Pentagram’s Astrid Stavro tells Design Week that her aim was to distinguish OffLimits as “more than a cereal brand” by focusing on its “tongue in cheek, quirky and playful attitude” as well as its “rebellious spirit”. Stavro says she approached the project as a lifestyle branding brief, rather than specifically cereal.
The characters have been designed by Shepherd Fairey’s Studio Number One in Los Angeles. This was a collaborative effort with Stavro’s team based in London. Studio Number One “really brought the characters to life, down to the smallest details including the brilliant idea of the character mascots”, Stavro explains.
Pentagram then worked with the American studio on “refining” details like the colour palette, body movements, expressions of the eyes, right down to the types of shoes and haircuts. “Close-ups of elements such as the eyes, hands and shoes were used for different parts of the branding and packaging,” she adds.

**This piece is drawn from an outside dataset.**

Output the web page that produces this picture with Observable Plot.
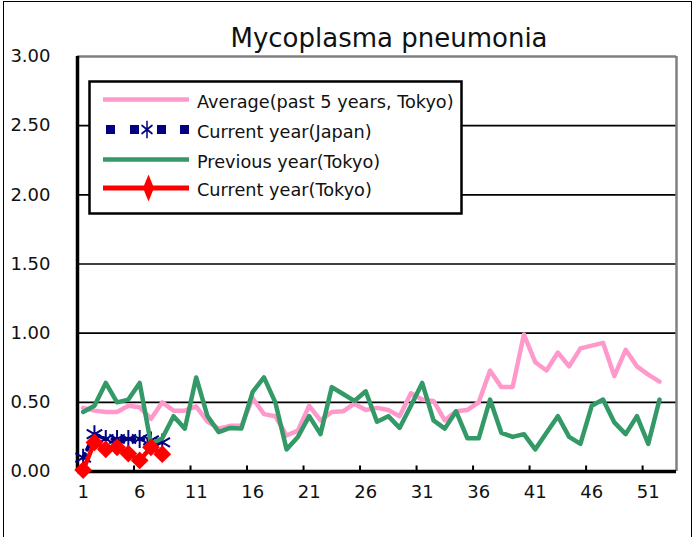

The logomark is a simply designed “visual interpretation” of the brand’s name. Stavro explains how the team found a picture of a boy stretching his arms to get into a jar of cookies. “That’s when we had the idea of placing one of the letters – ‘f’ – slightly ‘off limits’, like the jar in the picture,” she says.
A singular point of view
The two characters are an attempt to illustrate the brand’s singular point of view. “The characters and their mascots have their own voices, personalities and points of view,” Stavro says. They are reminiscent of Pirandello’s ‘Six Characters in Search of an Author’ or Flann O’Brien’s ‘At Swim-Two-Birds’, according to the designer.
From these off-beat reference points, a “bespoke and cohesive” world was built through the use of saturated colours, custom-made typeface, tone of voice and supporting illustration. “It was important to build a strong sense of community with the characters as well as the consumers,” Stavro adds. This universe will be added to as the brand develops and the ways in which the character interact with each other are a key part of the identity according to the studio.
An expansive visual universe has also been created, complete with animations. This is a further expansion of the brand’s “playful and tongue in cheek attitude” which Stavro hopes will “bring the brand to life beyond the brief”.
Proposed brand merchandise includes apparel such as caps and T-shirts, as well as home accessories like clocks and mugs.